Virginia Commonwealth University reached a settlement agreement on Friday with the family of a fraternity hazing victim for $995,000. Additional requirements from the agreement included changes to fraternity and sorority life, the university announced.
The 19-year-old victim, Adam Oakes, passed away from alcohol poisoning in February 2021 after a fraternity told him to drink a large bottle of whiskey. Oakes had received a bid from the Delta Chi fraternity and was ordered to drink as part of a hazing process during a “big-little” party, according to the Richmond Times-Dispatch. Oakes was found dead the following morning.
The news outlet stated that Delta Chi had repeatedly gotten into trouble. The fraternity was reportedly disciplined each of its last seven years on campus.
Following the incident, the fraternity was expelled from the university in June. In September, 11 members of the fraternity were charged with hazing, and seven individuals were charged with serving alcohol to a minor. However, none of the members have received jail time, the Associated Press reported.
The settlement between VCU and the Oakes family was approved Friday by the Fairfax County Circuit Court. In addition to paying the family nearly $1 million, the school also announced changes to school policy.

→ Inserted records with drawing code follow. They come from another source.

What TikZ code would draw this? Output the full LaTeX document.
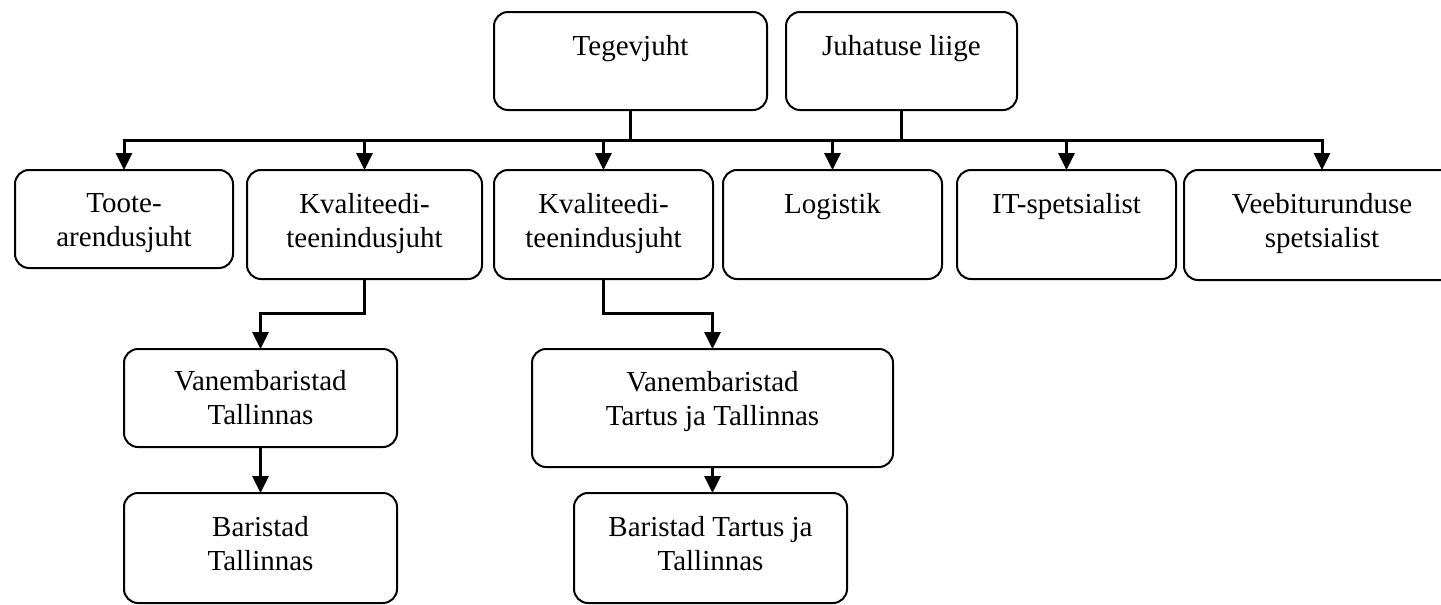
\documentclass[tikz,border=0pt]{standalone}
\usepackage{fontspec}
\setmainfont{Liberation Serif}
\usetikzlibrary{arrows.meta}
\begin{document}
\begin{tikzpicture}[x=0.5pt,y=-0.5pt,
  box/.style={draw, line width=1pt, rounded corners=7pt, inner sep=0pt, outer sep=0pt, anchor=north west},
  txt/.style={font=\fontsize{14.5}{17}\selectfont, align=center, inner sep=0pt, anchor=base},
  conn/.style={line width=1.5pt},
  arr/.style={conn, -{Triangle[length=8.5pt,width=8pt]}}]
\useasboundingbox (0,0) rectangle (1441,605);
\clip (0,0) rectangle (1441,605);

% management
\node[box, minimum width=136.5pt, minimum height=49pt] (tj) at (494,12) {};
\node[box, minimum width=115.5pt, minimum height=49pt] (juh) at (786,12) {};

% second level
\node[box, minimum width=109pt, minimum height=49pt] (toote) at (15,170) {};
\node[box, minimum width=117.5pt, minimum height=54.5pt] (kv1) at (247,170) {};
\node[box, minimum width=109.5pt, minimum height=54.5pt] (kv2) at (494,170) {};
\node[box, minimum width=109.5pt, minimum height=54.5pt] (log) at (723,170) {};
\node[box, minimum width=109.5pt, minimum height=54.5pt] (it) at (957,170) {};
\node[box, minimum width=138pt, minimum height=55pt] (veeb) at (1184,170) {};

% baristas
\node[box, minimum width=136.5pt, minimum height=49pt] (vt) at (124,349) {};
\node[box, minimum width=136.5pt, minimum height=55pt] (bt) at (124,493) {};
\node[box, minimum width=180.5pt, minimum height=59pt] (vtt) at (532,349) {};
\node[box, minimum width=136.5pt, minimum height=55pt] (btt) at (574,493) {};

% labels (the base anchor of a two-line label sits on its second line)
\node[txt] (tj-t) at ([yshift=-21.5pt]tj.north) {Tegevjuht};
\node[txt] (juh-t) at ([yshift=-21.5pt]juh.north) {Juhatuse liige};
\node[txt] (toote-t) at ([yshift=-38pt]toote.north) {Toote-\\arendusjuht};
\node[txt] (kv1-t) at ([yshift=-38.5pt]kv1.north) {Kvaliteedi-\\teenindusjuht};
\node[txt] (kv2-t) at ([yshift=-38.5pt]kv2.north) {Kvaliteedi-\\teenindusjuht};
\node[txt] (log-t) at ([yshift=-21.5pt]log.north) {Logistik};
\node[txt] (it-t) at ([yshift=-21.5pt]it.north) {IT-spetsialist};
\node[txt] (veeb-t) at ([yshift=-38.5pt]veeb.north) {Veebiturunduse\\spetsialist};
\node[txt] (vt-t) at ([yshift=-37.5pt]vt.north) {Vanembaristad\\Tallinnas};
\node[txt] (bt-t) at ([yshift=-38.5pt]bt.north) {Baristad\\Tallinnas};
\node[txt] (vtt-t) at ([yshift=-38pt]vtt.north) {Vanembaristad\\Tartus ja Tallinnas};
\node[txt] (btt-t) at ([yshift=-38.5pt]btt.north) {Baristad Tartus ja\\Tallinnas};

% distribution bar
\coordinate (tjb) at ([yshift=-15pt]tj.south);
\coordinate (juhb) at (juh.south |- tjb);
\draw[conn] (tj.south) -- (tjb) -- (juhb) -- (juh.south);
\draw[arr] (tjb) -| (toote.north);
\draw[arr] (tjb) -| (kv1.north);
\draw[arr] (tjb) -| (kv2.north);
\draw[arr] (juhb) -| (log.north);
\draw[arr] (juhb) -| (it.north);
\draw[arr] (juhb) -| (veeb.north);

% lower levels
\draw[arr] (kv1.south) -- ++(0,34) -| (vt.north);
\draw[arr] (kv2.south) -- ++(0,34) -| (vtt.north);
\draw[arr] (vt.south) -- (bt.north);
\draw[arr] (vtt.south) -- (vtt.south |- btt.north);
\end{tikzpicture}
\end{document}
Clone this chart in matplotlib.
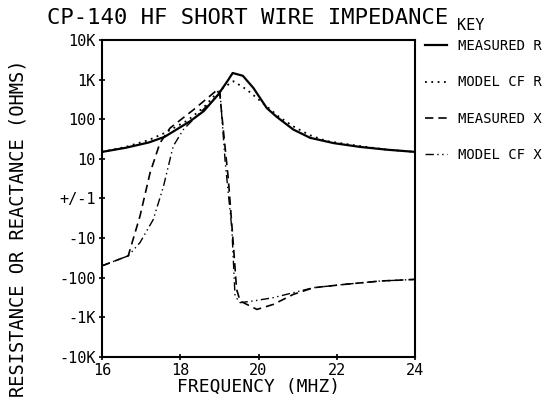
import matplotlib
matplotlib.use("Agg")
import matplotlib.pyplot as plt
import numpy as np

# frequency (MHz) and impedance values (ohms)
freq_meas_r = [16.0, 16.6, 17.2, 17.6, 18.25, 18.6, 18.97, 19.2, 19.34, 19.6, 19.87,
               20.21, 20.47, 20.89, 21.32, 21.92, 22.6, 23.3, 24.0]
meas_r = [15, 19, 26, 36, 89, 160, 420, 900, 1470, 1250, 615,
          192, 114, 55, 34, 25, 20, 17, 15]

freq_model_r = [16.0, 16.6, 17.2, 17.6, 18.2, 18.6, 19.0, 19.36, 19.7, 20.21,
                20.5, 20.89, 21.3, 21.75, 22.6, 23.3, 24.0]
model_r = [15, 20, 30, 45, 95, 200, 540, 910, 560, 212,
           120, 66, 40, 28, 21, 17, 15]

freq_meas_x = [16.0, 16.67, 16.72, 16.97, 17.23, 17.48, 17.74, 18.34, 18.93, 19.0,
               19.1, 19.23, 19.36, 19.44, 19.53, 19.96, 20.38, 20.89, 21.41,
               22.17, 23.11, 24.0]
meas_x = [-50, -28, -19, -2.8, 4.5, 25, 60, 174, 535, 550,
          55, 3, -16, -195, -387, -630, -470, -263, -178,
          -148, -121, -110]

freq_model_x = [16.0, 16.67, 16.97, 17.31, 17.57, 17.82, 18.08, 18.5, 18.97, 19.02,
                19.15, 19.32, 19.4, 19.53, 19.87, 20.38, 20.89, 21.41,
                22.17, 23.11, 24.0]
model_x = [-50, -28, -13, -3.4, 2, 21, 55, 145, 417, 450,
           8, -6, -290, -425, -385, -318, -238, -178,
           -148, -121, -110]

y_ticks = [10000, 1000, 100, 10, 1, -10, -100, -1000, -10000]
y_tick_labels = ["10K", "1K", "100", "10", "+/-1", "-10", "-100", "-1K", "-10K"]
x_ticks = [16, 18, 20, 22, 24]
x_tick_labels = ["16", "18", "20", "22", "24"]


def fwd(y):
    y = np.asarray(y, dtype=float)
    return np.sign(y) * np.log10(np.maximum(np.abs(y), 1.0))


def inv(u):
    u = np.asarray(u, dtype=float)
    return np.sign(u) * 10 ** np.abs(u)


plt.rcParams["font.family"] = "DejaVu Sans Mono"

fig = plt.figure(figsize=(5.6, 4.16), dpi=100)
ax = fig.add_axes([102 / 560, 1 - 357 / 416, (415 - 102) / 560, (357 - 40) / 416])
ax.set_yscale("function", functions=(fwd, inv))

ax.plot(freq_meas_r, meas_r, color="black", lw=1.6, ls="-", label="MEASURED R")
ax.plot(freq_model_r, model_r, color="black", lw=1.3, ls=(0, (1, 2.5)), label="MODEL CF R")
ax.plot(freq_meas_x, meas_x, color="black", lw=1.2, ls=(0, (5, 3)), label="MEASURED X")
ax.plot(freq_model_x, model_x, color="black", lw=1.0, ls=(0, (6, 2.5, 1, 2.5, 1, 2.5)),
        label="MODEL CF X")

ax.set_xlim(16, 24)
ax.set_ylim(-10000, 10000)
ax.set_yticks(y_ticks)
ax.set_yticklabels(y_tick_labels)
ax.set_xticks(x_ticks)
ax.set_xticklabels(x_tick_labels)
ax.minorticks_off()
ax.tick_params(direction="inout", length=5, width=1.2, labelsize=11, pad=2)
for s in ax.spines.values():
    s.set_linewidth(1.5)

ax.set_xlabel("FREQUENCY (MHZ)", fontsize=13, labelpad=0)
fig.text(18 / 560, 1 - 228 / 416, "RESISTANCE OR REACTANCE (OHMS)", fontsize=13.5,
         rotation=90, ha="center", va="center")
fig.text(47 / 560, 1 - 18 / 416, "CP-140 HF SHORT WIRE IMPEDANCE", fontsize=16,
         ha="left", va="center")
fig.text(457 / 560, 1 - 26 / 416, "KEY", fontsize=11, ha="left", va="center")

ax.legend(loc="upper left", bbox_to_anchor=(1.0, 1.033), frameon=False,
          fontsize=10, handlelength=1.6, handletextpad=0.8, labelspacing=1.6,
          borderaxespad=0.3)

fig.savefig("out.png", dpi=100)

The Virginia Commonwealth University initiated Adam’s Law, which incorporates additional instruction in the school’s required hazing prevention training.
Going forward, VCU will require students to have completed 12 credit hours before they are eligible to join a fraternity or sorority. Alcohol will no longer be allowed at fraternity or sorority events that involve new members. Additionally, if students wish to host events that provide alcohol, they must notify the school in advance and secure a third-party vendor.

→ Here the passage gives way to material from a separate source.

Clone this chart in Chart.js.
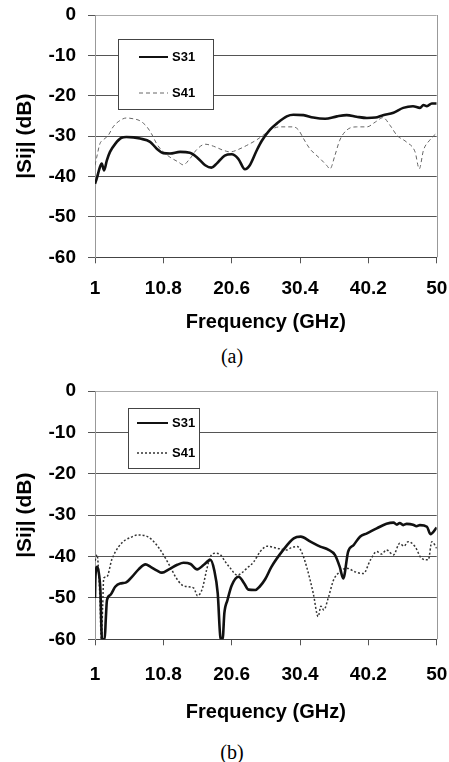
<!DOCTYPE html>
<html lang="en">
<head>
<meta charset="UTF-8">
<title>|Sij| vs Frequency</title>
<script src="https://cdn.jsdelivr.net/npm/chart.js"></script>
<style>
  body { margin: 0; background: #fff; width: 449px; height: 762px; position: relative; overflow: hidden; }
  canvas { position: absolute; left: 0; }
  #chartA { top: 0; }
  #chartB { top: 375px; }
  .caption {
    position: absolute; left: 0; width: 464px; text-align: center;
    font: 20px/20px "Liberation Serif", "Times New Roman", serif; color: #000;
  }
</style>
</head>
<body>
<canvas id="chartA" width="449" height="340"></canvas>
<div class="caption" style="top:346px">(a)</div>
<canvas id="chartB" width="449" height="355"></canvas>
<div class="caption" style="top:742px">(b)</div>

<script>
// axis ticks
const xTicks = [1, 10.8, 20.6, 30.4, 40.2, 50];
const yTicks = [-60, -50, -40, -30, -20, -10, 0];

// (a) S31
const a31Freq = [1, 1.25, 1.7, 1.96, 2.3, 2.7, 3.15, 3.9, 4.8, 5.5, 6.5, 7.45, 8.9, 9.85, 10.8, 11.75, 13.2, 14.6, 15.6, 16.8, 17.7, 18.45, 19.6, 20.6, 21.55, 22.5, 23.2, 24.2, 24.9, 26.1, 27.05, 28.5, 29.45, 30.9, 32.3, 34, 35.7, 37.1, 38.5, 40, 41.2, 42.3, 43.8, 45.2, 46.6, 47.6, 48.1, 48.6, 49.3, 50];
const a31dB = [-41.8, -40.5, -37.7, -36.8, -38.5, -36, -33.9, -31.9, -30.4, -30.2, -30.3, -30.6, -31.4, -33.1, -34.2, -34.3, -33.9, -34.1, -35.2, -37.2, -37.8, -36.8, -34.8, -34.5, -35.6, -38.2, -37.2, -33.5, -31.2, -28.4, -26.9, -25.1, -24.7, -24.8, -25.4, -25.7, -25.1, -24.8, -25.2, -25.5, -25.4, -24.8, -24.2, -23, -22.6, -23, -22.3, -22.6, -21.9, -21.9];

// (a) S41
const a41Freq = [1, 1.25, 1.7, 2.2, 2.9, 3.6, 4.6, 5.5, 6.5, 7.45, 8.4, 9.1, 9.85, 10.55, 11.75, 12.95, 13.65, 14.6, 15.6, 16.8, 18, 19.4, 20.4, 21.55, 22.75, 24.2, 25.4, 26.1, 27.5, 29.45, 30.2, 30.9, 31.8, 33.3, 34.2, 34.7, 35.4, 36.1, 37.1, 38.5, 40, 41.2, 42.3, 43.3, 44.3, 45.7, 46.9, 47.5, 48.1, 49, 50];
const a41dB = [-37.2, -35.2, -31.9, -30.9, -29.8, -27.7, -26.1, -25.5, -25.7, -26.2, -27.6, -29.4, -31.9, -33.5, -35.2, -36.4, -37.1, -35.6, -33.3, -32, -32.5, -33.5, -33.9, -33.3, -32.3, -30.9, -29.4, -28.5, -27.7, -27.7, -28.5, -30.6, -33.1, -35.6, -37.2, -38.1, -34.8, -31, -28.5, -27.7, -27.7, -26.5, -25.4, -27.3, -29.8, -31.5, -33.9, -38.1, -33.5, -31, -29.2];

// (b) S31
const b31Freq = [1, 1.06, 1.29, 1.5, 1.77, 2.0, 2.39, 2.55, 2.72, 3.2, 3.9, 4.6, 5.4, 6.3, 7.25, 8.25, 8.97, 9.9, 10.6, 11.6, 12.8, 13.7, 14.7, 15.65, 16.6, 17.55, 18.1, 18.6, 19.0, 19.3, 19.55, 20.0, 20.6, 21.6, 22.4, 23.0, 24.0, 24.6, 25.4, 26.3, 28.0, 29.5, 30.5, 31.9, 33.3, 34.5, 35.4, 36.1, 36.6, 37.3, 38.1, 39.0, 40.0, 41.4, 42.8, 43.8, 44.3, 44.7, 45.2, 45.7, 46.6, 47.1, 47.6, 48.6, 49.1, 50];
const b31dB = [-50, -45, -42.5, -43.5, -48, -60, -60, -55, -50.5, -49.3, -47.3, -46.5, -46.3, -44.9, -43.1, -41.9, -42.5, -43.4, -43.9, -43.1, -42, -41.5, -41.8, -43.1, -42, -40.8, -43.3, -48.9, -59.7, -60, -53.7, -50.5, -47, -44.9, -46.5, -48, -48.1, -47.3, -45.5, -42.5, -38.4, -35.6, -35.2, -36.4, -37.6, -38.4, -39.6, -42.5, -45.3, -38.8, -37.2, -35.2, -34.4, -33.2, -32.1, -31.8, -32.3, -31.9, -32.4, -32.1, -32.3, -32.7, -32.4, -32.8, -34.6, -33];

// (b) S41
const b41Freq = [1, 1.1, 1.29, 1.5, 1.7, 1.9, 2.1, 2.25, 2.7, 3.4, 4.4, 5.35, 6.1, 7.07, 8.25, 9.2, 10.2, 11.1, 11.8, 12.55, 13.5, 14.45, 15.2, 15.7, 16.4, 17, 17.55, 18.3, 19, 19.7, 20.4, 21.4, 22, 22.8, 23.75, 24.7, 25.7, 27.1, 28.5, 29.2, 30, 30.6, 31.4, 32.3, 33, 33.4, 33.8, 34.5, 35.2, 36.1, 37.1, 38.3, 39.5, 40.5, 41.4, 42.1, 42.8, 43.8, 44.7, 45.3, 45.9, 46.9, 47.8, 48.8, 49.3, 50];
const b41dB = [-41, -40.5, -39.6, -43, -50, -60, -52, -45.2, -44.9, -40.8, -37.6, -36, -35.4, -34.8, -35, -36, -38, -40.4, -42.5, -44.9, -46.9, -47.3, -47.7, -49.5, -47.7, -43.3, -40, -39.2, -39.6, -41.3, -42.8, -44.5, -44, -42.8, -41.3, -38.8, -37.5, -38, -38.4, -37.8, -37.6, -38.8, -42.8, -48.9, -54.5, -52, -52.9, -49.7, -45.7, -43.7, -42.8, -43.7, -44.1, -40.8, -38.8, -39.4, -38.4, -39.6, -36.8, -37.5, -36.4, -37.6, -40.4, -40.8, -36.4, -38];

const toPoints = (xs, ys) => xs.map((x, i) => ({ x: x, y: ys[i] }));

const FONT = '"Liberation Sans", Arial, sans-serif';

// boxed legend inside the plot
const boxLegend = {
  id: 'boxLegend',
  afterDraw(chart, args, o) {
    const ctx = chart.ctx;
    ctx.save();
    ctx.fillStyle = '#fff';
    ctx.fillRect(o.x, o.y, o.w, o.h);
    ctx.strokeStyle = '#444';
    ctx.lineWidth = 1;
    ctx.strokeRect(o.x + 0.5, o.y + 0.5, o.w, o.h);
    chart.data.datasets.forEach((ds, i) => {
      const y = o.rows[i];
      ctx.strokeStyle = ds.borderColor;
      ctx.lineWidth = ds.legendWidth || ds.borderWidth;
      ctx.setLineDash(ds.borderDash || []);
      ctx.beginPath();
      ctx.moveTo(o.lineX0, y);
      ctx.lineTo(o.lineX1, y);
      ctx.stroke();
      ctx.setLineDash([]);
      ctx.fillStyle = '#000';
      ctx.font = 'bold 13px ' + FONT;
      ctx.textBaseline = 'middle';
      ctx.fillText(ds.label, o.textX, y);
    });
    ctx.restore();
  }
};

// right edge of the plot frame
const rightFrame = {
  id: 'rightFrame',
  afterDatasetsDraw(chart) {
    const { ctx, chartArea } = chart;
    ctx.save();
    ctx.strokeStyle = '#999';
    ctx.lineWidth = 1;
    ctx.beginPath();
    ctx.moveTo(Math.round(chartArea.right) + 0.5, chartArea.top);
    ctx.lineTo(Math.round(chartArea.right) + 0.5, chartArea.bottom);
    ctx.stroke();
    ctx.restore();
  }
};

function makeChart(id, s31, s41, s41Style, lay) {
  return new Chart(document.getElementById(id), {
    type: 'line',
    data: {
      datasets: [
        {
          label: 'S31', data: s31, borderColor: '#111', borderWidth: 2.6, legendWidth: 2,
          pointRadius: 0, tension: 0.3, cubicInterpolationMode: 'monotone'
        },
        Object.assign({ label: 'S41', data: s41, pointRadius: 0, tension: 0.3, cubicInterpolationMode: 'monotone' }, s41Style)
      ]
    },
    options: {
      responsive: false,
      animation: false,
      layout: { padding: { top: lay.top, right: 12.3, bottom: 0, left: 0 } },
      scales: {
        x: {
          type: 'linear', min: 1, max: 50,
          afterBuildTicks: s => { s.ticks = xTicks.map(v => ({ value: v })); },
          afterFit: s => { s.height = lay.xHeight; s.paddingLeft = 0; s.paddingRight = 0; },
          ticks: {
            color: '#000', padding: lay.xPad, maxRotation: 0, autoSkip: false,
            font: { family: FONT, size: 19, weight: 'bold', lineHeight: 1.2 },
            callback: v => String(v)
          },
          grid: { drawOnChartArea: false, drawTicks: true, tickLength: 6, tickColor: '#555' },
          border: { color: '#444', width: 1 },
          title: {
            display: true, text: 'Frequency (GHz)', color: '#000',
            font: { family: FONT, size: 20, weight: 'bold', lineHeight: 1 },
            padding: { top: 0, bottom: lay.titlePad }
          }
        },
        y: {
          min: -60, max: 0,
          afterBuildTicks: s => { s.ticks = yTicks.map(v => ({ value: v })); },
          afterFit: s => { s.width = 95; s.paddingTop = 0; s.paddingBottom = 0; },
          ticks: {
            color: '#000', padding: 12,
            font: { family: FONT, size: 19, weight: 'bold', lineHeight: 1.2 },
            callback: v => String(v)
          },
          grid: {
            color: c => (c.tick && c.tick.value === 0 ? '#aaa' : '#555'),
            tickColor: '#555', tickLength: 7
          },
          border: { color: '#999', width: 1 },
          title: {
            display: true, text: '|Sij| (dB)', color: '#000',
            font: { family: FONT, size: 21, weight: 'bold', lineHeight: 1 },
            padding: { top: 15, bottom: 0 }
          }
        }
      },
      plugins: {
        legend: { display: false },
        tooltip: { enabled: false },
        boxLegend: lay.legend
      }
    },
    plugins: [boxLegend, rightFrame]
  });
}

makeChart('chartA', toPoints(a31Freq, a31dB), toPoints(a41Freq, a41dB),
  { borderColor: '#666', borderWidth: 1, borderDash: [4, 3] },
  {
    top: 15, xHeight: 82.7, xPad: 13.6, titlePad: 8,
    legend: { x: 118, y: 39, w: 95, h: 70, lineX0: 139, lineX1: 168, textX: 172, rows: [57, 93] }
  });

makeChart('chartB', toPoints(b31Freq, b31dB), toPoints(b41Freq, b41dB),
  { borderColor: '#333', borderWidth: 1.5, borderDash: [2, 2] },
  {
    top: 16, xHeight: 90.7, xPad: 18, titlePad: 7.8,
    legend: { x: 128, y: 33, w: 71, h: 60, lineX0: 137, lineX1: 168, textX: 172, rows: [48, 78] }
  });
</script>
</body>
</html>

The VCU and the family released a joint statement acknowledging changes to fraternity and sorority life at the university. It read, “This is a blueprint to foster a safer and healthier community for students who are part of fraternities and sororities and to create a climate of respect and inclusion that is needed for academic success.”
The university also announced February 27 as an annual hazing prevention day. In addition, VCU stated that it would create a physical memorial to Adam Oakes on campus.
“Adam was a beloved son, grandson, nephew, cousin, student and friend. He had a tremendous future ahead of him and his senseless death brought unspeakable pain and tragedy to all who knew him,” the joint statement stated.